Dublin Chamber has expressed concern at reports Dublin City Council is planning a 1.5% increase in commercial rates in the city.
Dublin Chamber, which represents 1,300 businesses in the Dublin region, said the proposed hike would heap yet more cost pressure on businesses as the city strives to remain a competitive place in which to do business.
The Chamber said the Council’s need to increase commercial rates for the second consecutive year is evidence of the need for a review of how Dublin City Council is funded – including the amount of money that is provided to it from central government. 
According to Dublin Chamber’s Director of Public & International Affairs Aebhric Mc Gibney: “This proposed increase is concerning for businesses in the city, many of which have had to cope with considerable VAT, insurance and utility price increases over the past two years. We all want a vibrant city centre. Ensuring the heart of Dublin is a welcoming, safe and pleasant environment requires that appropriate levels of funding. This is particularly important given the high pressure currently being placed on services in Dublin due to the buoyant economy and strong tourism activity.”
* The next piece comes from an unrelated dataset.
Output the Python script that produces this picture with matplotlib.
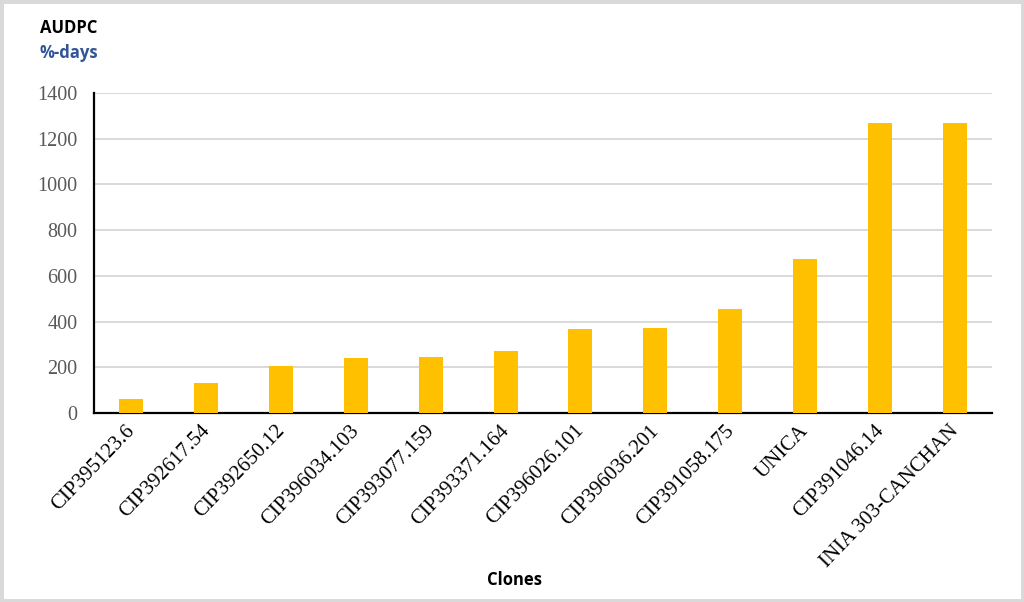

Dublin Chamber said that the pressure on the city’s finances has not been helped by the decision by Dublin City’s elected councillors to retain a 15% reduction in the Local Property Tax take. Dublin Chamber said this decision was “short-sighted” and showed that councillors are more interested in winning votes than in ensuring the city is properly funded.
Dublin Chamber has also questioned the reported plan by Dublin City Council to once again increase parking charges in the city. The Chamber notes that parking charges were only just significantly increased in the past few months.
Mr Mc Gibney said: “While we support the push to decrease the number of cars coming in to Dublin, any further increase in parking charges should be delayed until there is certainly and tangible progress on a number of the major public transport and cycling projects that have been earmarked for Dublin, including BusConnects, MetroLink and the Liffey Cycle Route. The unfortunate reality is that many of the people who currently drive and park in the city are doing so, not because they want to, but due to a lack of compelling alternative options.”